The plan will be announced this week at a meeting in Abidjan where officials from Ivory Coast and Ghana will discuss with the industry details of the strategy to establish the floor price, said three officials, who asked not to be named.
The world's top two producers said last month they will fix a minimum price of $2,600 per tonne free-on-board that chocolate companies must pay from the 2020/21 season if they want to access their more than 60pc share of global supply.
However, some industry players have warned the plan could over-stimulate production, particularly in Ivory Coast, leading to a global price crash.
"For us, it's simple," said one official with the Coffee and Cocoa Council (CCC), Ivory Coast's regulator.
"If we can't control our cocoa production, it will be difficult to stick to and enforce the floor price, because a structural production surplus will drag prices down."
The new measures - a legal framework for which is due to be approved by parliament soon - will include possible jail time for those caught growing cocoa inside forest reserves and national parks, the officials said.
Between 2000 and 2015, as cocoa output rose from 1.175 million tonnes to 1.8 million tonnes, nearly half of the protected forests managed by the Ivorian agency, SODEFOR - some 740,000 hectares - were destroyed through deforestation.
Around a quarter of Ivory Coast's current annual production of over 2 million tonnes comes from protected land, the Ministry of Water and Forests estimates.
The government will also expel illegal farmers and destroy their plantations.
"The goal is that all this cocoa grown in the forest reserves and national parks will no longer be available. It must be destroyed. We're talking 300,000 to 500,000 tonnes each season," said a second CCC official.

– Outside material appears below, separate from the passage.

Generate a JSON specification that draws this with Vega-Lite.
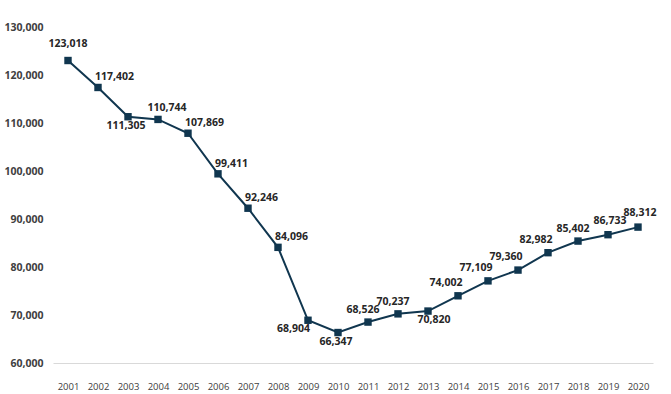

He added that the plan was to eliminate illegally grown cocoa volumes over the next five years.
Two rounds of evictions, in 2013 and 2016, displaced tens of thousands of farmers and their families and were criticised by human rights groups for widespread abuses by government security forces.
The officials said the new strategy will allow for the gradual removal of illegal farmers in order to avoid a negative social impact.
Around 1.3 million people live illegally on SODEFOR managed land, the agency estimates.